Given information -
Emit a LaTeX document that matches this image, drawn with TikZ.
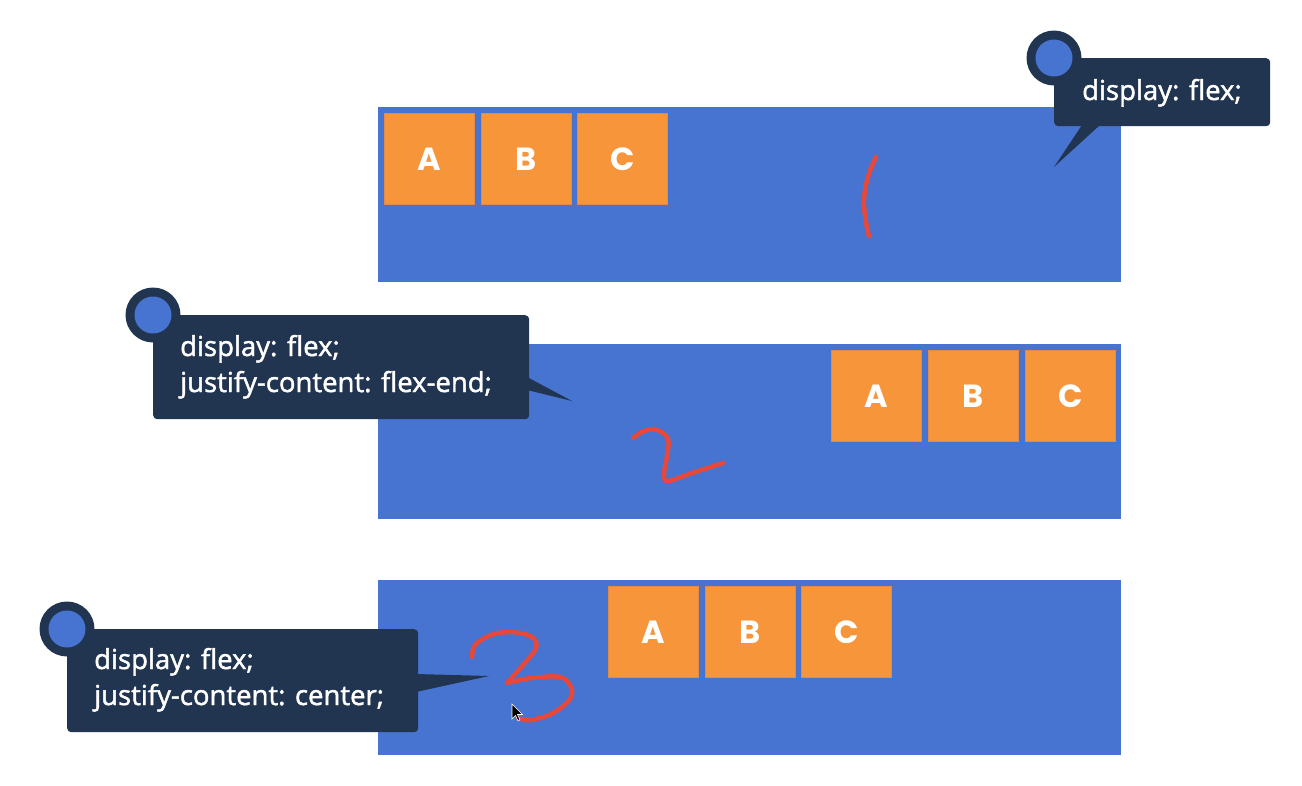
\documentclass[tikz,border=0pt]{standalone}
\usepackage{fontspec}
\setmainfont{Open Sans}
\newfontfamily\codefont{Open Sans}[FakeBold=1.6]
\newfontfamily\abcfont{Poppins}
\begin{document}
\begin{tikzpicture}[x=1pt,y=-1pt]
\definecolor{flexblue}{RGB}{70,116,208}
\definecolor{itemorange}{RGB}{247,149,59}
\definecolor{itemedge}{RGB}{225,140,70}
\definecolor{navy}{RGB}{34,53,80}
\definecolor{penred}{RGB}{232,72,58}
\tikzset{
  container/.style={fill=flexblue, draw=none, anchor=north west, minimum width=743pt, minimum height=175pt, inner sep=0pt},
  item/.style={fill=itemorange, draw=itemedge, line width=0.6pt, anchor=north west, minimum width=90pt, minimum height=91pt, inner sep=0pt, text=white, font=\abcfont\bfseries\fontsize{32}{32}\selectfont},
  callbox/.style={fill=navy, draw=none, rounded corners=4pt, anchor=north west, inner sep=0pt},
  ring/.style={circle, fill=navy, minimum size=55pt, inner sep=0pt},
  dot/.style={circle, fill=flexblue, minimum size=37pt, inner sep=0pt},
  codetext/.style={text=white, anchor=base west, inner sep=0pt, font=\codefont\fontsize{27.5}{30}\selectfont},
  pen/.style={draw=penred, line width=4.5pt, line cap=round, line join=round},
}
\useasboundingbox (0,0) rectangle (1302,785);
\fill[white] (0,0) rectangle (1302,785);

% containers
\node[container] (c1) at (378,107) {};
\node[container] (c2) at (378,344) {};
\node[container] (c3) at (378,580) {};

% items row 1 (flex-start)
\node[item] (a1) at (384,113) {A};
\node[item] (b1) at (480.5,113) {B};
\node[item] (cc1) at (577,113) {C};
% items row 2 (flex-end)
\node[item] (a2) at (831,350) {A};
\node[item] (b2) at (928,350) {B};
\node[item] (cc2) at (1025,350) {C};
% items row 3 (center)
\node[item] (a3) at (608,586) {A};
\node[item] (b3) at (704.5,586) {B};
\node[item] (cc3) at (801,586) {C};

% callout 1
\coordinate (t1l) at (1082,125);
\coordinate (t1r) at (1100,125);
\coordinate (t1tip) at (1054,167);
\fill[navy] (t1l) -- (t1tip) -- (t1r) -- cycle;
\node[callbox, minimum width=216pt, minimum height=68pt] (k1) at (1054,58) {};
\node[ring] (r1) at (k1.north west) {};
\node[dot] (d1) at (r1.center) {};
\node[codetext] (x1) at (1082,100) {display: flex;};

% callout 2
\coordinate (t2t) at (527,377);
\coordinate (t2b) at (527,390);
\coordinate (t2tip) at (572,401);
\fill[navy] (t2t) -- (t2tip) -- (t2b) -- cycle;
\node[callbox, minimum width=376pt, minimum height=104pt] (k2) at (153,315) {};
\node[ring] (r2) at (k2.north west) {};
\node[dot] (d2) at (r2.center) {};
\node[codetext] (x2a) at (180,356) {display: flex;};
\node[codetext] (x2b) at (180,392) {justify-content: flex-end;};

% callout 3
\coordinate (t3t) at (416,674);
\coordinate (t3b) at (416,692);
\coordinate (t3tip) at (489,676);
\fill[navy] (t3t) -- (t3tip) -- (t3b) -- cycle;
\node[callbox, minimum width=351pt, minimum height=103pt] (k3) at (67,629) {};
\node[ring] (r3) at (k3.north west) {};
\node[dot] (d3) at (r3.center) {};
\node[codetext] (x3a) at (94,669) {display: flex;};
\node[codetext] (x3b) at (94,705) {justify-content: center;};

% hand-drawn numbers
\draw[pen] plot[smooth, tension=0.7] coordinates {(876,157) (868,177) (864,200) (866,222) (869,236)};
\draw[pen] plot[smooth, tension=0.6] coordinates {(633,438) (644,431) (657,430) (668,439) (667,456) (664,474) (668,481) (692,473) (723,463)};
\draw[pen] plot[smooth, tension=0.6] coordinates {(472,657) (475,645) (491,635) (512,632) (532,637) (536,648) (523,665) (507,683)};
\draw[pen] plot[smooth, tension=0.6] coordinates {(507,683) (532,678) (560,677) (571,687) (570,699) (553,713) (531,720) (518,718)};

% mouse cursor
\coordinate (cur) at (512,704);
\filldraw[fill=black, draw=white, line width=0.6pt, shift={(cur)}]
  (0,0) -- (0,15) -- (3.5,11.5) -- (6,17) -- (8,16) -- (5.5,10.5) -- (10.5,10.5) -- cycle;
\end{tikzpicture}
\end{document}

Problem description -
Repeat the material above verbatim, with no pictures in the output.

Complete response -
Emit a LaTeX document that matches this image, drawn with TikZ.
\documentclass[tikz,border=0pt]{standalone}
\usepackage{fontspec}
\setmainfont{Open Sans}
\newfontfamily\codefont{Open Sans}[FakeBold=1.6]
\newfontfamily\abcfont{Poppins}
\begin{document}
\begin{tikzpicture}[x=1pt,y=-1pt]
\definecolor{flexblue}{RGB}{70,116,208}
\definecolor{itemorange}{RGB}{247,149,59}
\definecolor{itemedge}{RGB}{225,140,70}
\definecolor{navy}{RGB}{34,53,80}
\definecolor{penred}{RGB}{232,72,58}
\tikzset{
  container/.style={fill=flexblue, draw=none, anchor=north west, minimum width=743pt, minimum height=175pt, inner sep=0pt},
  item/.style={fill=itemorange, draw=itemedge, line width=0.6pt, anchor=north west, minimum width=90pt, minimum height=91pt, inner sep=0pt, text=white, font=\abcfont\bfseries\fontsize{32}{32}\selectfont},
  callbox/.style={fill=navy, draw=none, rounded corners=4pt, anchor=north west, inner sep=0pt},
  ring/.style={circle, fill=navy, minimum size=55pt, inner sep=0pt},
  dot/.style={circle, fill=flexblue, minimum size=37pt, inner sep=0pt},
  codetext/.style={text=white, anchor=base west, inner sep=0pt, font=\codefont\fontsize{27.5}{30}\selectfont},
  pen/.style={draw=penred, line width=4.5pt, line cap=round, line join=round},
}
\useasboundingbox (0,0) rectangle (1302,785);
\fill[white] (0,0) rectangle (1302,785);

% containers
\node[container] (c1) at (378,107) {};
\node[container] (c2) at (378,344) {};
\node[container] (c3) at (378,580) {};

% items row 1 (flex-start)
\node[item] (a1) at (384,113) {A};
\node[item] (b1) at (480.5,113) {B};
\node[item] (cc1) at (577,113) {C};
% items row 2 (flex-end)
\node[item] (a2) at (831,350) {A};
\node[item] (b2) at (928,350) {B};
\node[item] (cc2) at (1025,350) {C};
% items row 3 (center)
\node[item] (a3) at (608,586) {A};
\node[item] (b3) at (704.5,586) {B};
\node[item] (cc3) at (801,586) {C};

% callout 1
\coordinate (t1l) at (1082,125);
\coordinate (t1r) at (1100,125);
\coordinate (t1tip) at (1054,167);
\fill[navy] (t1l) -- (t1tip) -- (t1r) -- cycle;
\node[callbox, minimum width=216pt, minimum height=68pt] (k1) at (1054,58) {};
\node[ring] (r1) at (k1.north west) {};
\node[dot] (d1) at (r1.center) {};
\node[codetext] (x1) at (1082,100) {display: flex;};

% callout 2
\coordinate (t2t) at (527,377);
\coordinate (t2b) at (527,390);
\coordinate (t2tip) at (572,401);
\fill[navy] (t2t) -- (t2tip) -- (t2b) -- cycle;
\node[callbox, minimum width=376pt, minimum height=104pt] (k2) at (153,315) {};
\node[ring] (r2) at (k2.north west) {};
\node[dot] (d2) at (r2.center) {};
\node[codetext] (x2a) at (180,356) {display: flex;};
\node[codetext] (x2b) at (180,392) {justify-content: flex-end;};

% callout 3
\coordinate (t3t) at (416,674);
\coordinate (t3b) at (416,692);
\coordinate (t3tip) at (489,676);
\fill[navy] (t3t) -- (t3tip) -- (t3b) -- cycle;
\node[callbox, minimum width=351pt, minimum height=103pt] (k3) at (67,629) {};
\node[ring] (r3) at (k3.north west) {};
\node[dot] (d3) at (r3.center) {};
\node[codetext] (x3a) at (94,669) {display: flex;};
\node[codetext] (x3b) at (94,705) {justify-content: center;};

% hand-drawn numbers
\draw[pen] plot[smooth, tension=0.7] coordinates {(876,157) (868,177) (864,200) (866,222) (869,236)};
\draw[pen] plot[smooth, tension=0.6] coordinates {(633,438) (644,431) (657,430) (668,439) (667,456) (664,474) (668,481) (692,473) (723,463)};
\draw[pen] plot[smooth, tension=0.6] coordinates {(472,657) (475,645) (491,635) (512,632) (532,637) (536,648) (523,665) (507,683)};
\draw[pen] plot[smooth, tension=0.6] coordinates {(507,683) (532,678) (560,677) (571,687) (570,699) (553,713) (531,720) (518,718)};

% mouse cursor
\coordinate (cur) at (512,704);
\filldraw[fill=black, draw=white, line width=0.6pt, shift={(cur)}]
  (0,0) -- (0,15) -- (3.5,11.5) -- (6,17) -- (8,16) -- (5.5,10.5) -- (10.5,10.5) -- cycle;
\end{tikzpicture}
\end{document}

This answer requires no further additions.